A lot of job seekers confuse keywords on a resume or profile with meaningless action phrases or power verbs like “self starter” or “detail-oriented.”

This is not a useful keyword strategy.

Your job titles are keywords. You skill sets are keywords. Your experiences are keywords. Your degree, major, specialties and certifications are all keywords.

To be successful, you need to think like a hiring manager thinks when she begins a search. The hiring manager has a specific job to fill, with specific skill sets required. She won’t be searching for a “self starter” or anything vague like that. She’ll be searching for her specific need and then narrowing down from there.

So, she’ll be looking for someone with “oil and gas” experience. Specifically, experience with “shale.” She also needs someone who is experienced in “right-of-way negotiation.” Oh, and the territory that she needs someone to work in is down in Mexico, so she might search “Spanish,” because having someone bilingual would be a big plus.

That’s how keywords work. Having a resume with oil and gas experience is one thing. But having a resume with keywords on it that will trigger searches for specific experience and skill sets is what gets people found and gets people hired.

Want To Get Into The Top 1% Of LinkedIn Users, These Are The Keywords To Use:

So, this whole LinkedIn top percent story got us thinking: what are the most effective, most in-demand resume and profile keywords right now in 2013?

What are the “hot” keywords that will help land you in the LinkedIn top 1%? What are the skill sets that employers are snapping up?

We polled our writers to find out, and based on their experience working with clients across more than 80 different industries, these are the ten hottest keywords we came up with.

Put simply, if you have the following keywords, degrees, job titles or skill sets on your resume or LinkedIn profile, you can expect to come up more often in employer searches:

Mandarin

We’re using Mandarin as a placeholder, because it’s the language employers seem to be looking for the most, but really any language is the most successful keyword on resume across all career fields. There’s almost no job where having a bilingual employee isn’t a bonus. More and more, we’re seeing employers doing keyword searches for multilingual job candidates. You might be a run-of-the-mill salesperson, but if you have mastery of another language on your resume or LinkedIn profile, you’re going to come up in keyword searches more often than you would think. Even something like a simple receptionist profile will come up more often if a phrase like “Spanish” or “Korean” is keyword loaded as well.

The bottom line is, across almost any industry or job niche you can imagine, job candidates with a mastery of other languages on their resume or profile are greatly in demand.

Math, Statistics or Data Analysis

What’s the most popular and in demand major we’re seeing these days? Believe it or not, it’s math. Advanced math. Statistics. Modeling. Economics. Math and Computer Science.
It’s no surprise to anyone that we now live in a world awash in data. It seems to be a major trend across all sorts of industries that businesses are hungry for smart people to help them manage, organize and tap into that data.
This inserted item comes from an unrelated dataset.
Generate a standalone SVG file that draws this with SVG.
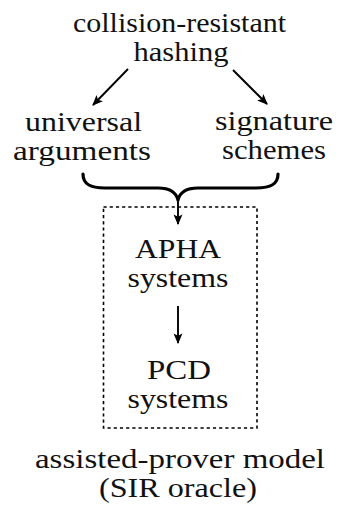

No longer destined only for academia or research positions, young professionals with math degrees are by far the most successful young job seekers we work with. From Wall Street firms to Silicon Valley blue chips to staid old Fortune 500 conglomerates, corporate America is eager to snap up anyone who can help them use data to transform their business operations.

Supply Chain, Logistics

Possibly related to the previous “data” based keywords, job seekers boasting advanced experience with supply chain management and logistics experience are often the first searched for. Companies are always looking for ways to cut costs and be more efficient. 

Especially if you can load your resume or profile with industry and scenario-specific logistics keywords, you can expect the headhunters and hiring mangers to come to you.

Social Media

A newer keyword we’re seeing clients have a lot of success with is social media management. Companies and brands are hungry for people that will help them manage and expand their presence in all forms of social media. If the organization you’re applying for is somewhat old school, then a simple proficiency with Facebook, Twitter and the like might be impressive. But those that truly stand out are candidates boasting keywords and proficiency with cutting edge and next wave social media platforms and trends. Either way, if you do profess social media expertise, make sure you have active, public-facing presences on the keywords and platforms you mention. The hiring manager will definitely want to research and see that you’re practicing what you intend to preach about social media.

Telecommute

One keyword that is definitely growing in demand and popularity is telecommuting experience. What once was a workplace luxury you hoped to talk your boss into is now very much an in-demand feature that employers are eager to implement as an efficiency and cost saving measure (Yahoo aside). But employers want experienced telecommuters that they know can be productive without too much training and supervision. There are specific job titles where we are seeing employers keyword search for telecommuting experience first… even before searching for other skill sets.